Antara Asep, Ahok, dan APBN
Bagi keluarga Asep, KCT dan fasilitas transportasi yang disediakan pemerintah DKI, akan memberikan tabungan keluarga sejumlah Rp. 2.400.000,- per tahun (12 kali Rp. 200.000,- per bulan). Juga,tidak harus dibebani biaya cicilan bulanan Rp. 400.000,-. Dengan demikian, Anggaran Pendapatan dan Biaya Keluarga (APBK) Asep tidak “tekor” bahkan bisa menabung.
Bagaimana Gubernur DKI Ahok mempertimbangkan peluang ini ? Lihat pada perhitungan berikut.
Kalkulasi Kartu Cerdas Transportasi dan Manfaatnya
Mencermati kalkulasi di atas, ada sisa lebih bulanan sebesar Rp. 112.500.000.000,- (Seratus Dua Belas Milyar Lima Ratus Juta Rupiah). Dengan asumsi biaya pengadaan alat transportasi sebesar Rp. 3.750.000.000.000,- (baca : Tiga Trilyun Tujuh Ratus Lima Puluh Milyar Rupiah), cukup dengan masa 33 (tiga puluh tiga) bulan untuk memulihkan biaya pengadaan alat transportasi.

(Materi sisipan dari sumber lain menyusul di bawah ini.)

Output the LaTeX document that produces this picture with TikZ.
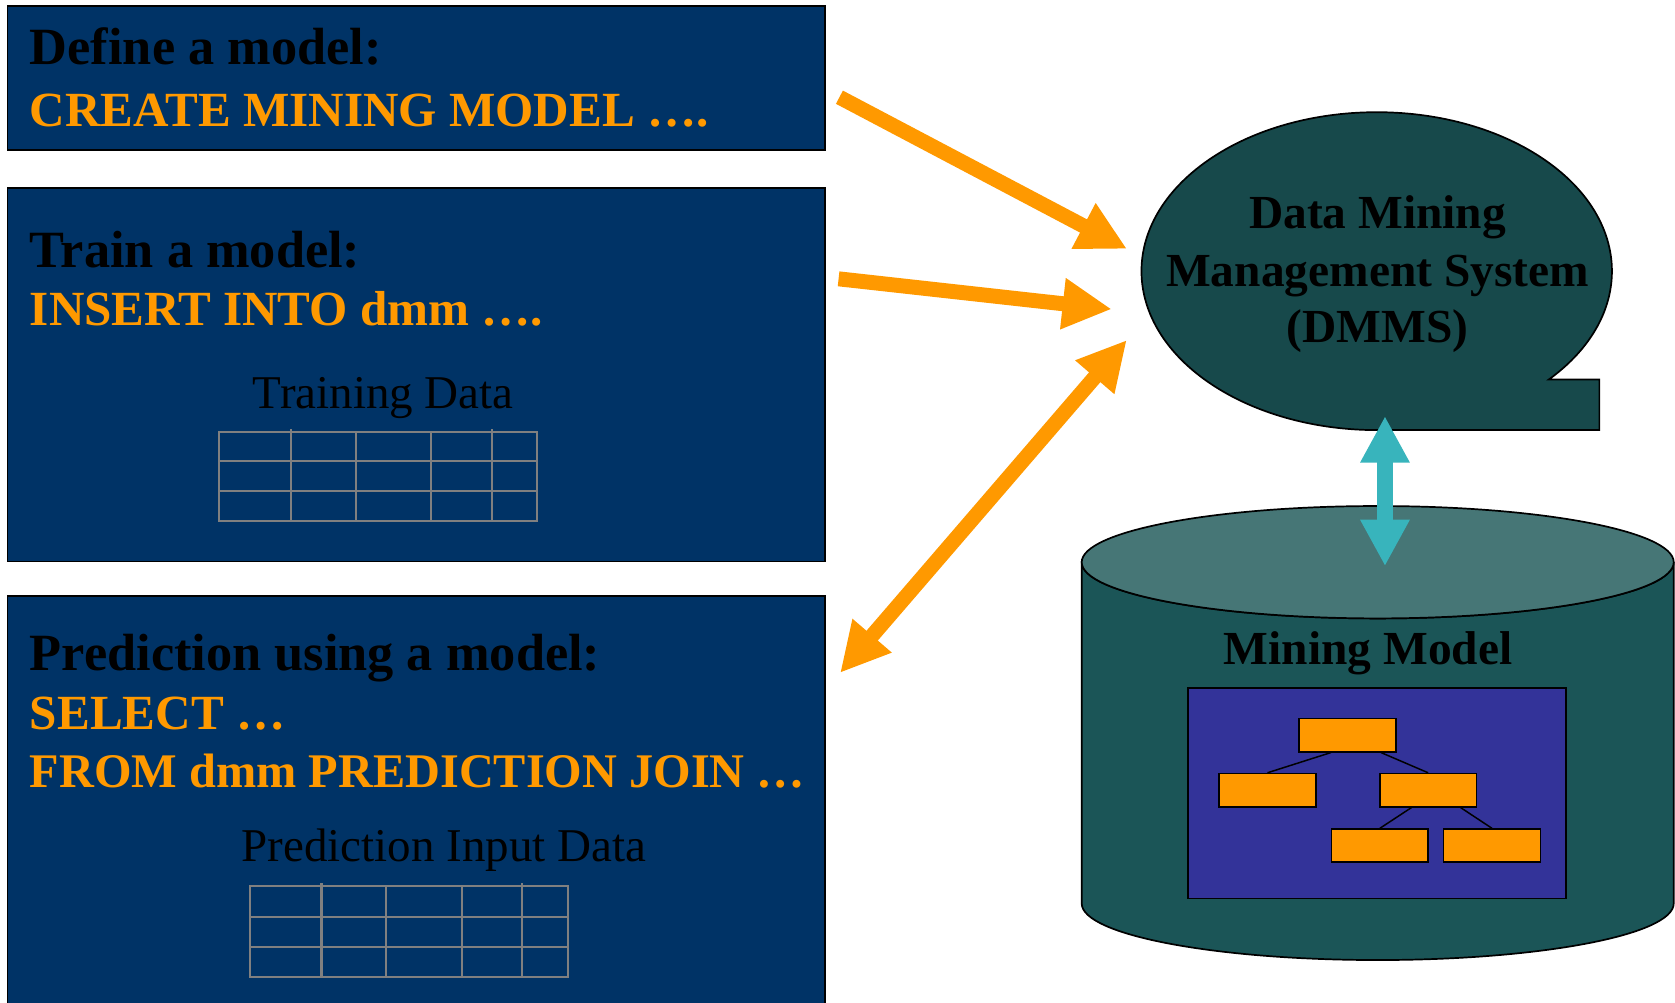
\documentclass[tikz,border=0pt]{standalone}
\usepackage{fontspec}
\setmainfont{Liberation Serif}
\usetikzlibrary{arrows.meta,calc}

\definecolor{navy}{HTML}{003366}
\definecolor{amber}{HTML}{FF9900}
\definecolor{dmmsfill}{HTML}{17494B}
\definecolor{cylbody}{HTML}{1B5557}
\definecolor{cyltop}{HTML}{467676}
\definecolor{modelfill}{HTML}{333399}
\definecolor{linkteal}{HTML}{38B4BC}
\definecolor{gridgray}{HTML}{808080}

\tikzset{
  panel/.style={draw=black, line width=0.8pt, fill=navy},
  heading/.style={anchor=base west, inner sep=0pt,
    font=\fontsize{24.5}{27}\selectfont\bfseries, text=black},
  sqltext/.style={anchor=base west, inner sep=0pt,
    font=\fontsize{23}{27}\selectfont\bfseries, text=amber},
  datalabel/.style={anchor=base, inner sep=0pt,
    font=\fontsize{22}{26}\selectfont, text=black},
  boldlabel/.style={anchor=base, inner sep=0pt,
    font=\fontsize{22.2}{26}\selectfont\bfseries, text=black},
  gridline/.style={draw=gridgray, line width=1pt},
  orangetip/.tip={Triangle[length=23pt,width=22.5pt]},
  tealtip/.tip={Triangle[length=21.75pt,width=21.6pt]},
  flow/.style={draw=amber, line width=7pt, -orangetip},
  flowboth/.style={draw=amber, line width=7pt, orangetip-orangetip},
  dblink/.style={draw=linkteal, line width=7.9pt, tealtip-tealtip},
  leaf/.style={draw=black, line width=0.8pt, fill=amber, minimum width=45.3pt,
    minimum height=15.5pt, inner sep=0pt, anchor=north west},
  branch/.style={draw=black, line width=0.7pt},
}

\begin{document}
\begin{tikzpicture}[x=0.5pt, y=-0.5pt]
\useasboundingbox (0,0) rectangle (1568,938);
\clip (0,0) rectangle (1568,938);

% ---------- left panels ----------
\path[panel] (7,5.6) rectangle (772.3,140.4);
\path[panel] (7,176.3) rectangle (772.3,525.5);
\path[panel] (7,557.7) rectangle (772.3,960);

\node[heading] (defhead) at (27.6,60.8) {Define a model:};
\node[sqltext] (defsql) at (27.6,118) {CREATE MINING MODEL ….};

\node[heading] (trainhead) at (27.6,250) {Train a model:};
\node[sqltext] (trainsql) at (27.6,305) {INSERT INTO dmm ….};
\node[datalabel] (traindata) at (358.8,382.3) {Training Data};

% training data table
\draw[gridline] (205.3,404.1) rectangle (503,487.4);
\foreach \yy in {431.9,459.7} \draw[gridline] (205.3,\yy) -- (503,\yy);
\foreach \xx in {333,403.5} \draw[gridline] (\xx,404.1) -- (\xx,487.4);
\foreach \xx in {272.4,460.6} \draw[gridline] (\xx,401.6) -- (\xx,487.4);

\node[heading] (predhead) at (27.6,627.2) {Prediction using a model:};
\node[sqltext] (predsqlA) at (27.6,682.5) {SELECT …};
\node[sqltext, font=\fontsize{22.6}{27}\selectfont\bfseries] (predsqlB) at (27.6,737) {FROM dmm PREDICTION JOIN …};
\node[datalabel] (preddata) at (415.7,806.7) {Prediction Input Data};

% prediction input table
\draw[gridline] (234.2,829.1) rectangle (531.5,914.9);
\foreach \yy in {858.5,886.2} \draw[gridline] (234.2,\yy) -- (531.5,\yy);
\foreach \xx in {361,432.2} \draw[gridline] (\xx,829.1) -- (\xx,914.9);
\foreach \xx in {300.9,488.9} \draw[gridline] (\xx,827) -- (\xx,914.9);

% ---------- DMMS callout ----------
\draw[fill=dmmsfill, line width=0.8pt]
  (1449.8,355.3) arc[start angle=43, end angle=-270, x radius=220.2, y radius=148.8]
  -- (1497.2,402.6) -- (1497.2,355.3) -- cycle;
\node[boldlabel] (dmmsA) at (1289.6,213.8) {Data Mining};
\node[boldlabel] (dmmsB) at (1289.6,268.4) {Management System};
\node[boldlabel] (dmmsC) at (1289.6,320.8) {(DMMS)};

% ---------- mining model store ----------
\draw[fill=cylbody, line width=0.8pt]
  (1012.6,526.3) -- (1012.6,845.7)
  arc[start angle=180, end angle=0, x radius=277.1, y radius=53]
  -- (1566.8,526.3)
  arc[start angle=0, end angle=180, x radius=277.1, y radius=52.6] -- cycle;
\draw[fill=cyltop, line width=0.8pt] (1289.7,526.3) ellipse[x radius=277.1, y radius=52.6];

\node[boldlabel] (mmlabel) at (1280.7,621.6) {Mining Model};
\node[draw=black, line width=0.8pt, fill=modelfill, minimum width=176.9pt,
      minimum height=98.6pt, inner sep=0pt] (modelbox) at (1289.1,742.4) {};

% decision tree
\node[leaf] (troot) at (1215.4,671.9) {};
\node[leaf] (tleft) at (1140.4,723.4) {};
\node[leaf] (tright) at (1290.8,723.4) {};
\node[leaf] (trl) at (1245.6,775.4) {};
\node[leaf] (trr) at (1350.6,775.4) {};
\draw[branch] ($(troot.south west)!0.33!(troot.south east)$) -- (tleft.north);
\draw[branch] ($(troot.south west)!0.84!(troot.south east)$) -- (tright.north);
\draw[branch] ($(tright.south west)!0.33!(tright.south east)$) -- (trl.north);
\draw[branch] ($(tright.south west)!0.83!(tright.south east)$) -- (trr.north);

% ---------- connectors ----------
\coordinate (defout) at (785.8,91);
\coordinate (defin) at (1055,233);
\coordinate (trainout) at (785,261);
\coordinate (trainin) at (1040.7,289.4);
\coordinate (predend) at (786.4,629.9);
\coordinate (dmmsend) at (1054.8,318.3);
\coordinate (dmmsbottom) at (1296.5,389.5);
\coordinate (storetop) at (1296.5,530);

\draw[flow] (defout) -- (defin);
\draw[flow] (trainout) -- (trainin);
\draw[flowboth] (predend) -- (dmmsend);
\draw[dblink] (dmmsbottom) -- (storetop);
\end{tikzpicture}
\end{document}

Juga, tabungan yang dikelola, misalnya oleh Bank DKI, ada tabungan bulanan buruh UMK sebesar Rp. 200.000.000.000,- (Dua Ratus Milyar Rupiah), yang satu tahun jumlahnya Rp. 2.400.000.000.000,- (Dua Trilyun Empat Ratus Milyar Rupiah)

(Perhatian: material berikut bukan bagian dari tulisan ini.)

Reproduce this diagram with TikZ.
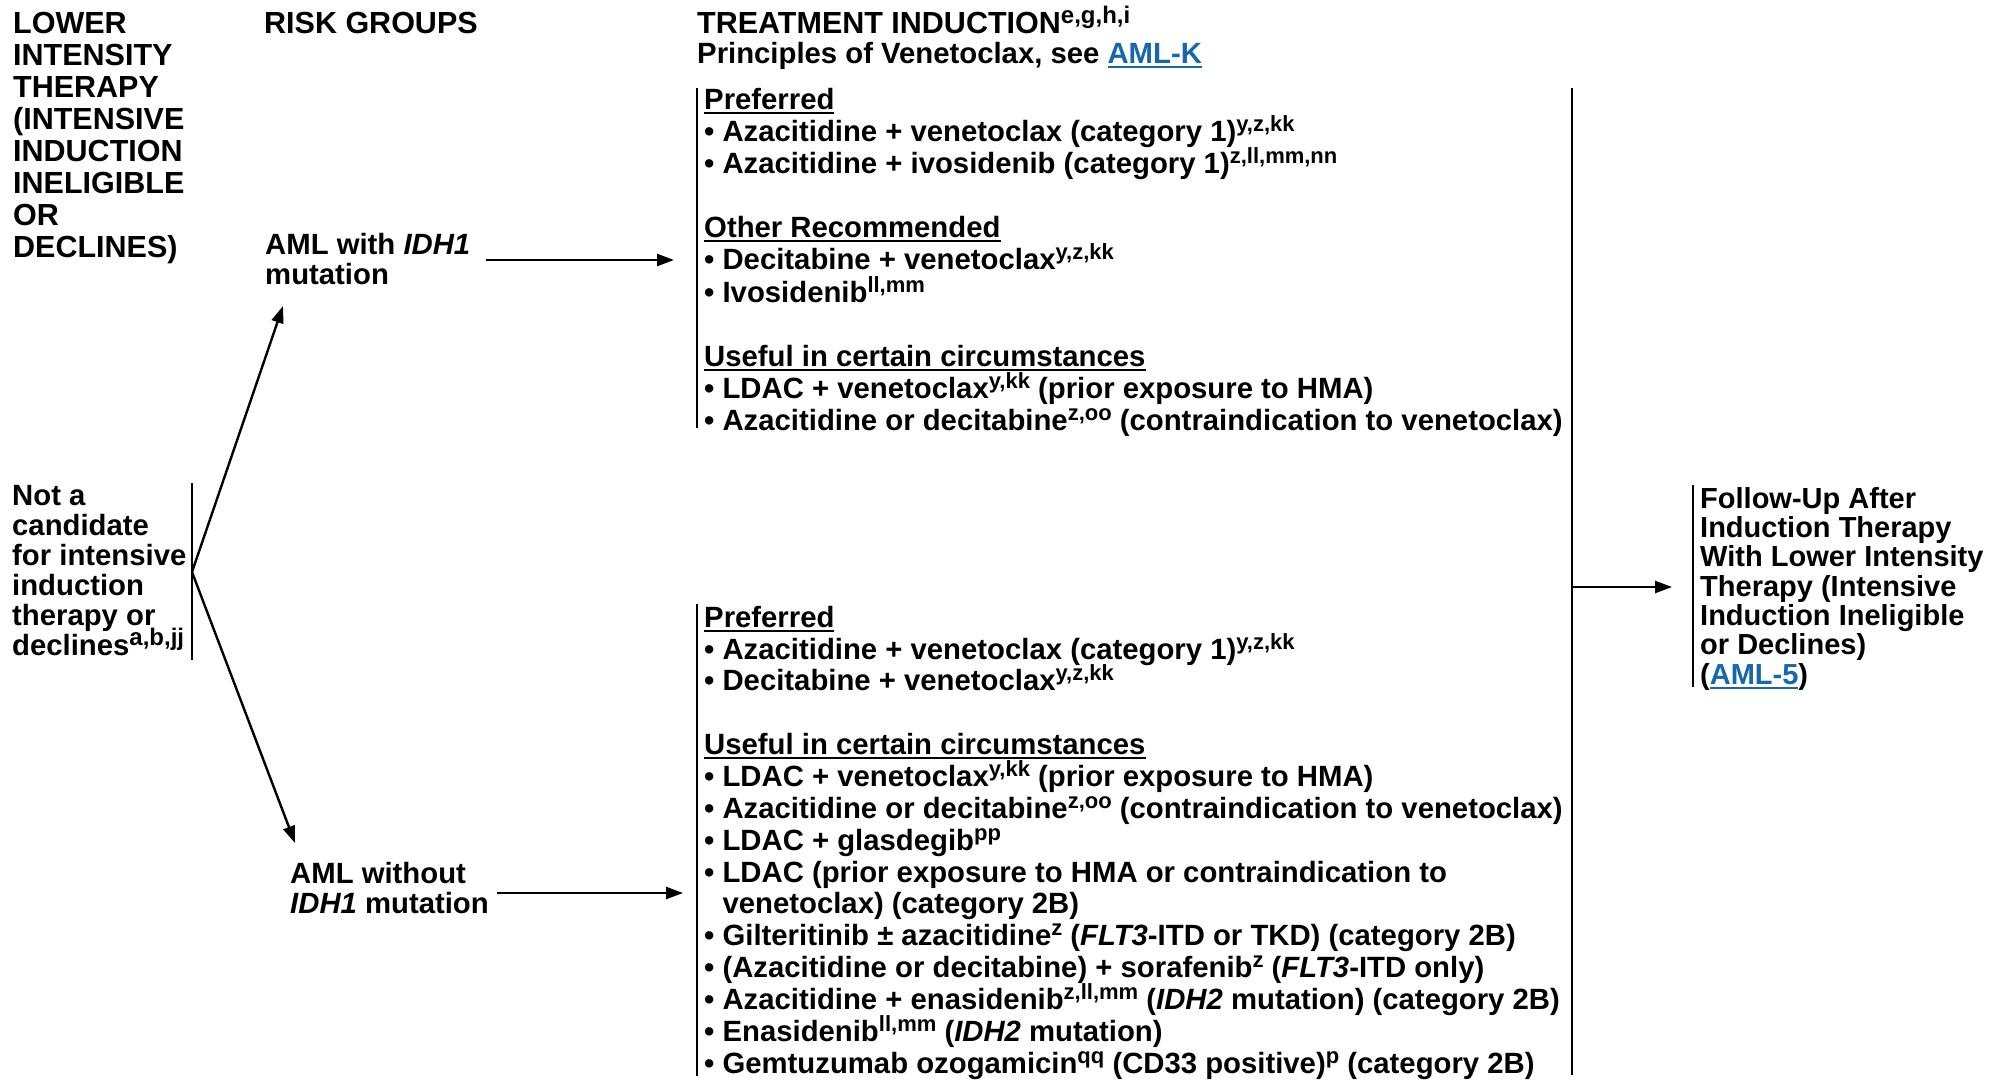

Lantas bagaimana dengan APBN (Anggaran Pendapatan dan Belanja Negara). Konon, pada harga bensin premium Rp. 8.500,- ada beban subsidi Rp. 1.500,-, sehingga dari biaya bensin motor harian sebesar Rp. 15.000,- prakiraan beban subsidi sekitar Rp. 2.500,-. Apabila tidak ada konsumsi bensin motor dari 1 juta buruh UMK, maka ada penghematan beban subsidi tahunan Rp. 900.000.000.000,- (Sembilan Ratus Milyar Rupiah; denganperhitungan 12 bulan * 30 hari * Rp. 2.500,- per hari * 1.000.000 kendaraan). Dengan “pengalihan” subsidi, alokasi dana sebesar Sembilan Ratus Milyar tersebut dapat digunakan untuk membangun infrastruktur. Jika 40% (empat puluh prosen) alokasi dana infrastruktur tersebut untuk upah tenaga kerja atau sejumlah Rp. 360.000.000.000,- (Tiga Ratus Enam Puluh Milyar) dengan UMK per tahun Rp. 3.240.000,- (12*Rp. 2.700.000,-) ada serapan tenaga kerja sekitar 11.000 orang buruh.
Pesan Perubahan dan Manfaat
Bagi Asep dan keluarga, dengan merubah perilaku dalam bertransportasi akan ada pengurangan beban keuangan dan yang sangat penting memiliki tabungan keluarga.
Bagi Gubernur Ahok, cukup sederhana untuk mencerna model KCT dan dengan beberapa penyesuaian akan dapat mengimplementasikannya.
Bagi pemerintah dengan APBN, masalah BBM bukan hanya pada perhitungan harga beli dan harga jual. Tetapi berkaitan dengan penataan dan pengelolaan sistem transportasi yang kelak dampaknya pada konsumsi. Penyediaan sarana transportasi merupakan tanggung jawab penuh pemerintah.
Ternyata, dengan perubahan perilaku keluarga dan pemerintah, UMK dan kenaikan harga BBM bukanlah tragedi.